BEGIN

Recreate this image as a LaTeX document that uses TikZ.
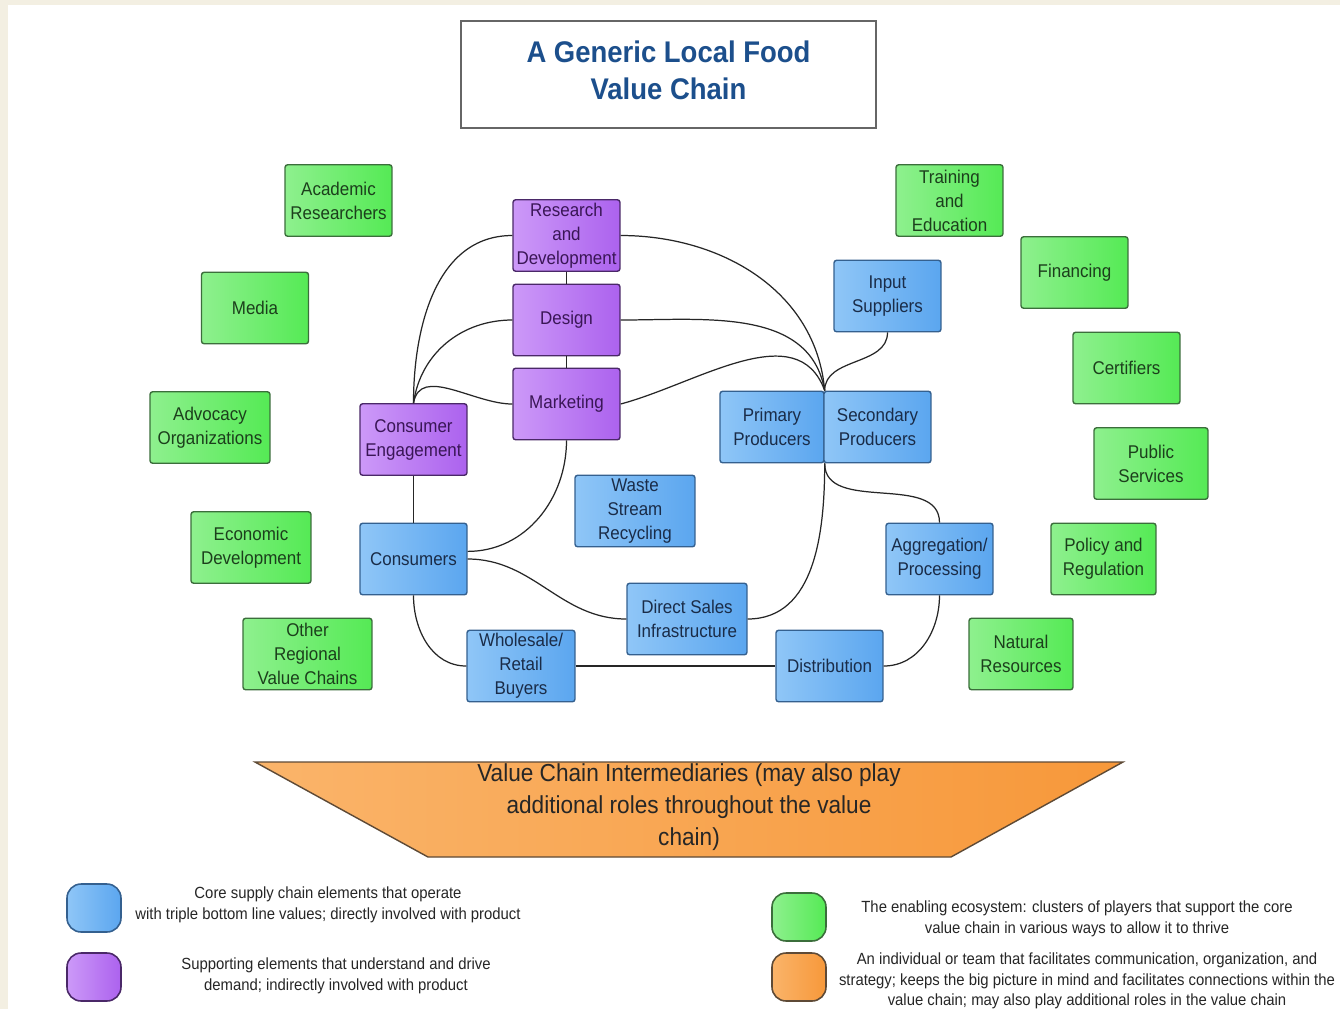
\documentclass[tikz,border=0pt]{standalone}
\usepackage{fontspec}
\setmainfont{Liberation Sans}[FakeStretch=0.92]
\usetikzlibrary{positioning}
\definecolor{pageC}{HTML}{F3EFE2}
\definecolor{ecoL}{HTML}{8EF08E}
\definecolor{ecoR}{HTML}{55EA55}
\definecolor{ecoD}{HTML}{3B6E3B}
\definecolor{ecoT}{HTML}{1C3F1C}
\definecolor{supL}{HTML}{CC99F8}
\definecolor{supR}{HTML}{AC62EE}
\definecolor{supD}{HTML}{4A2868}
\definecolor{supT}{HTML}{3A1656}
\definecolor{coreL}{HTML}{8FC6F7}
\definecolor{coreR}{HTML}{5BA6EF}
\definecolor{coreD}{HTML}{34608F}
\definecolor{coreT}{HTML}{1A2C48}
\definecolor{medL}{HTML}{FAB46A}
\definecolor{medR}{HTML}{F7983A}
\definecolor{medD}{HTML}{5E4A36}
\definecolor{titleC}{HTML}{1C4F8C}

\begin{document}
\begin{tikzpicture}[
    x=0.02cm, y=-0.02cm,
    box/.style={rectangle, rounded corners=1.5pt, line width=0.8pt, minimum width=2.14cm, minimum height=1.43cm, inner sep=1pt, align=center, font=\fontsize{10.5}{13.7}\selectfont},
    ecobox/.style={box, left color=ecoL, right color=ecoR, draw=ecoD, text=ecoT},
    supbox/.style={box, left color=supL, right color=supR, draw=supD, text=supT},
    corebox/.style={box, left color=coreL, right color=coreR, draw=coreD, text=coreT},
    link/.style={line width=0.7pt, black!85},
    key/.style={rectangle, rounded corners=8pt, minimum width=1.08cm, minimum height=0.96cm, line width=0.9pt},
    keytext/.style={align=center, font=\fontsize{9.2}{11.7}\selectfont, text=black!85}
  ]
    \useasboundingbox (0,0) rectangle (1340,1009);
    \fill[pageC] (0,0) rectangle (1340,1009);
    \fill[white] (8,5) rectangle (1340,1009);

    % title
    \node[draw=black!60, line width=0.9pt, fill=white, minimum width=8.3cm, minimum height=2.14cm, align=center,
      font=\fontsize{17}{21}\selectfont\bfseries, text=titleC] (title) at (668.5,74.5) {A Generic Local Food\\Value Chain\\[-16pt]};

    % enabling ecosystem
    \node[ecobox] (acad) at (338.5,200.5) {Academic\\Researchers};
    \node[ecobox] (media) at (255,308) {Media};
    \node[ecobox, minimum width=2.4cm] (advoc) at (210,427.5) {Advocacy\\Organizations};
    \node[ecobox, minimum width=2.4cm] (econ) at (251,547.5) {Economic\\Development};
    \node[ecobox, minimum width=2.58cm] (other) at (307.5,654) {Other\\Regional\\Value Chains};
    \node[ecobox] (train) at (949.5,200.5) {Training\\and\\Education};
    \node[ecobox] (fin) at (1074.5,272.5) {Financing};
    \node[ecobox] (cert) at (1126.5,368) {Certifiers};
    \node[ecobox, minimum width=2.28cm] (pub) at (1151,463.5) {Public\\Services};
    \node[ecobox, minimum width=2.1cm] (policy) at (1103.5,559) {Policy and\\Regulation};
    \node[ecobox, minimum width=2.08cm] (nat) at (1021,654) {Natural\\Resources};

    % supporting elements
    \node[supbox] (rd) at (566.5,235.5) {Research\\and\\Development};
    \node[supbox] (design) at (566.5,320) {Design};
    \node[supbox] (mkt) at (566.5,404) {Marketing};
    \node[supbox] (ce) at (413.5,439.5) {Consumer\\Engagement};

    % core supply chain
    \node[corebox] (input) at (887.5,296) {Input\\Suppliers};
    \node[corebox, minimum width=2.08cm] (prim) at (772,427) {Primary\\Producers};
    \node[corebox] (sec) at (877.5,427) {Secondary\\Producers};
    \node[corebox, minimum width=2.4cm] (waste) at (635,511) {Waste\\Stream\\Recycling};
    \node[corebox] (cons) at (413.5,559) {Consumers};
    \node[corebox, minimum width=2.4cm] (direct) at (687,619) {Direct Sales\\Infrastructure};
    \node[corebox] (aggr) at (939.5,559) {Aggregation/\\Processing};
    \node[corebox, minimum width=2.16cm] (whole) at (521,666) {Wholesale/\\Retail\\Buyers};
    \node[corebox] (dist) at (829.5,666) {Distribution};

    % links
    \draw[link] (rd) -- (design);
    \draw[link] (design) -- (mkt);
    \draw[link] (ce) -- (cons);
    \draw[link] (ce.north) to[out=90, in=180] (rd.west);
    \draw[link] (ce.north) to[out=82, in=180] (design.west);
    \draw[link] (ce.north) to[out=80, in=180] (mkt.west);
    \draw[link] (mkt.south) to[out=-90, in=0] (cons.8);
    \draw[link] (cons.east) to[out=0, in=180] (direct.west);
    \draw[link] (cons.south) to[out=-90, in=180] (whole.west);
    \draw[link] (whole) -- (dist);
    \draw[link] (dist.east) to[out=0, in=-90] (aggr.south);
    \draw[link] (direct.east) to[out=0, in=-90] (prim.south east);
    \draw[link] (prim.south east) to[out=-90, in=90] (aggr.north);
    \draw[link] (rd.east) to[out=0, in=95] (prim.north east);
    \draw[link] (design.east) to[out=0, in=100] (prim.north east);
    \draw[link] (mkt.east) to[out=15, in=110] (prim.north east);
    \draw[link] (input.south) to[out=-90, in=90] (prim.north east);

    % intermediaries
    \draw[left color=medL, right color=medR, draw=medD, line width=0.8pt] (255,762) -- (1123,762) -- (951,857) -- (428,857) -- cycle;
    \node[align=center, font=\fontsize{14}{18}\selectfont, text=black!85] (inter) at (689,807)
      {Value Chain Intermediaries (may also play\\additional roles throughout the value\\chain)};

    % key
    \node[key, left color=coreL, right color=coreR, draw=coreD] (kcore) at (94,908) {};
    \node[keytext] (tcore) at (328,905) {Core supply chain elements that operate\\with triple bottom line values; directly involved with product};
    \node[key, left color=supL, right color=supR, draw=supD] (ksup) at (94,977) {};
    \node[keytext] (tsup) at (336,976) {Supporting elements that understand and drive\\demand; indirectly involved with product};
    \node[key, left color=ecoL, right color=ecoR, draw=ecoD] (keco) at (799,917) {};
    \node[keytext] (teco) at (1077,919) {The enabling ecosystem: clusters of players that support the core\\value chain in various ways to allow it to thrive};
    \node[key, left color=medL, right color=medR, draw=medD] (kmed) at (799,977) {};
    \node[keytext] (tmed) at (1087,981) {An individual or team that facilitates communication, organization, and\\strategy; keeps the big picture in mind and facilitates connections within the\\value chain; may also play additional roles in the value chain};
  \end{tikzpicture}
\end{document}
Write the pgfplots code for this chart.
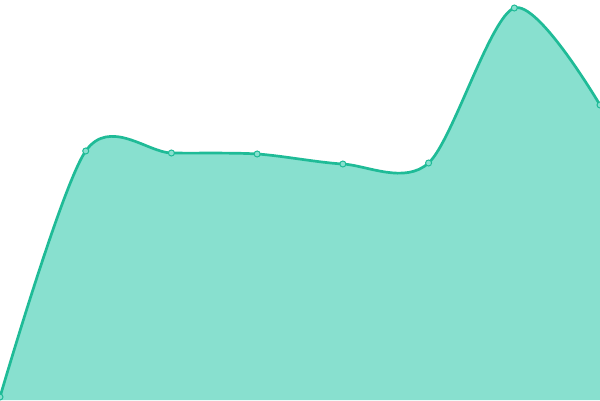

END

| CHALLENGE |
Reproduce the entries above exactly. Do not include the images.

| RESULT OF THE TASK |
Recreate this image as a LaTeX document that uses TikZ.
\documentclass[tikz,border=0pt]{standalone}
\usepackage{fontspec}
\setmainfont{Liberation Sans}[FakeStretch=0.92]
\usetikzlibrary{positioning}
\definecolor{pageC}{HTML}{F3EFE2}
\definecolor{ecoL}{HTML}{8EF08E}
\definecolor{ecoR}{HTML}{55EA55}
\definecolor{ecoD}{HTML}{3B6E3B}
\definecolor{ecoT}{HTML}{1C3F1C}
\definecolor{supL}{HTML}{CC99F8}
\definecolor{supR}{HTML}{AC62EE}
\definecolor{supD}{HTML}{4A2868}
\definecolor{supT}{HTML}{3A1656}
\definecolor{coreL}{HTML}{8FC6F7}
\definecolor{coreR}{HTML}{5BA6EF}
\definecolor{coreD}{HTML}{34608F}
\definecolor{coreT}{HTML}{1A2C48}
\definecolor{medL}{HTML}{FAB46A}
\definecolor{medR}{HTML}{F7983A}
\definecolor{medD}{HTML}{5E4A36}
\definecolor{titleC}{HTML}{1C4F8C}

\begin{document}
\begin{tikzpicture}[
    x=0.02cm, y=-0.02cm,
    box/.style={rectangle, rounded corners=1.5pt, line width=0.8pt, minimum width=2.14cm, minimum height=1.43cm, inner sep=1pt, align=center, font=\fontsize{10.5}{13.7}\selectfont},
    ecobox/.style={box, left color=ecoL, right color=ecoR, draw=ecoD, text=ecoT},
    supbox/.style={box, left color=supL, right color=supR, draw=supD, text=supT},
    corebox/.style={box, left color=coreL, right color=coreR, draw=coreD, text=coreT},
    link/.style={line width=0.7pt, black!85},
    key/.style={rectangle, rounded corners=8pt, minimum width=1.08cm, minimum height=0.96cm, line width=0.9pt},
    keytext/.style={align=center, font=\fontsize{9.2}{11.7}\selectfont, text=black!85}
  ]
    \useasboundingbox (0,0) rectangle (1340,1009);
    \fill[pageC] (0,0) rectangle (1340,1009);
    \fill[white] (8,5) rectangle (1340,1009);

    % title
    \node[draw=black!60, line width=0.9pt, fill=white, minimum width=8.3cm, minimum height=2.14cm, align=center,
      font=\fontsize{17}{21}\selectfont\bfseries, text=titleC] (title) at (668.5,74.5) {A Generic Local Food\\Value Chain\\[-16pt]};

    % enabling ecosystem
    \node[ecobox] (acad) at (338.5,200.5) {Academic\\Researchers};
    \node[ecobox] (media) at (255,308) {Media};
    \node[ecobox, minimum width=2.4cm] (advoc) at (210,427.5) {Advocacy\\Organizations};
    \node[ecobox, minimum width=2.4cm] (econ) at (251,547.5) {Economic\\Development};
    \node[ecobox, minimum width=2.58cm] (other) at (307.5,654) {Other\\Regional\\Value Chains};
    \node[ecobox] (train) at (949.5,200.5) {Training\\and\\Education};
    \node[ecobox] (fin) at (1074.5,272.5) {Financing};
    \node[ecobox] (cert) at (1126.5,368) {Certifiers};
    \node[ecobox, minimum width=2.28cm] (pub) at (1151,463.5) {Public\\Services};
    \node[ecobox, minimum width=2.1cm] (policy) at (1103.5,559) {Policy and\\Regulation};
    \node[ecobox, minimum width=2.08cm] (nat) at (1021,654) {Natural\\Resources};

    % supporting elements
    \node[supbox] (rd) at (566.5,235.5) {Research\\and\\Development};
    \node[supbox] (design) at (566.5,320) {Design};
    \node[supbox] (mkt) at (566.5,404) {Marketing};
    \node[supbox] (ce) at (413.5,439.5) {Consumer\\Engagement};

    % core supply chain
    \node[corebox] (input) at (887.5,296) {Input\\Suppliers};
    \node[corebox, minimum width=2.08cm] (prim) at (772,427) {Primary\\Producers};
    \node[corebox] (sec) at (877.5,427) {Secondary\\Producers};
    \node[corebox, minimum width=2.4cm] (waste) at (635,511) {Waste\\Stream\\Recycling};
    \node[corebox] (cons) at (413.5,559) {Consumers};
    \node[corebox, minimum width=2.4cm] (direct) at (687,619) {Direct Sales\\Infrastructure};
    \node[corebox] (aggr) at (939.5,559) {Aggregation/\\Processing};
    \node[corebox, minimum width=2.16cm] (whole) at (521,666) {Wholesale/\\Retail\\Buyers};
    \node[corebox] (dist) at (829.5,666) {Distribution};

    % links
    \draw[link] (rd) -- (design);
    \draw[link] (design) -- (mkt);
    \draw[link] (ce) -- (cons);
    \draw[link] (ce.north) to[out=90, in=180] (rd.west);
    \draw[link] (ce.north) to[out=82, in=180] (design.west);
    \draw[link] (ce.north) to[out=80, in=180] (mkt.west);
    \draw[link] (mkt.south) to[out=-90, in=0] (cons.8);
    \draw[link] (cons.east) to[out=0, in=180] (direct.west);
    \draw[link] (cons.south) to[out=-90, in=180] (whole.west);
    \draw[link] (whole) -- (dist);
    \draw[link] (dist.east) to[out=0, in=-90] (aggr.south);
    \draw[link] (direct.east) to[out=0, in=-90] (prim.south east);
    \draw[link] (prim.south east) to[out=-90, in=90] (aggr.north);
    \draw[link] (rd.east) to[out=0, in=95] (prim.north east);
    \draw[link] (design.east) to[out=0, in=100] (prim.north east);
    \draw[link] (mkt.east) to[out=15, in=110] (prim.north east);
    \draw[link] (input.south) to[out=-90, in=90] (prim.north east);

    % intermediaries
    \draw[left color=medL, right color=medR, draw=medD, line width=0.8pt] (255,762) -- (1123,762) -- (951,857) -- (428,857) -- cycle;
    \node[align=center, font=\fontsize{14}{18}\selectfont, text=black!85] (inter) at (689,807)
      {Value Chain Intermediaries (may also play\\additional roles throughout the value\\chain)};

    % key
    \node[key, left color=coreL, right color=coreR, draw=coreD] (kcore) at (94,908) {};
    \node[keytext] (tcore) at (328,905) {Core supply chain elements that operate\\with triple bottom line values; directly involved with product};
    \node[key, left color=supL, right color=supR, draw=supD] (ksup) at (94,977) {};
    \node[keytext] (tsup) at (336,976) {Supporting elements that understand and drive\\demand; indirectly involved with product};
    \node[key, left color=ecoL, right color=ecoR, draw=ecoD] (keco) at (799,917) {};
    \node[keytext] (teco) at (1077,919) {The enabling ecosystem: clusters of players that support the core\\value chain in various ways to allow it to thrive};
    \node[key, left color=medL, right color=medR, draw=medD] (kmed) at (799,977) {};
    \node[keytext] (tmed) at (1087,981) {An individual or team that facilitates communication, organization, and\\strategy; keeps the big picture in mind and facilitates connections within the\\value chain; may also play additional roles in the value chain};
  \end{tikzpicture}
\end{document}
Write the pgfplots code for this chart.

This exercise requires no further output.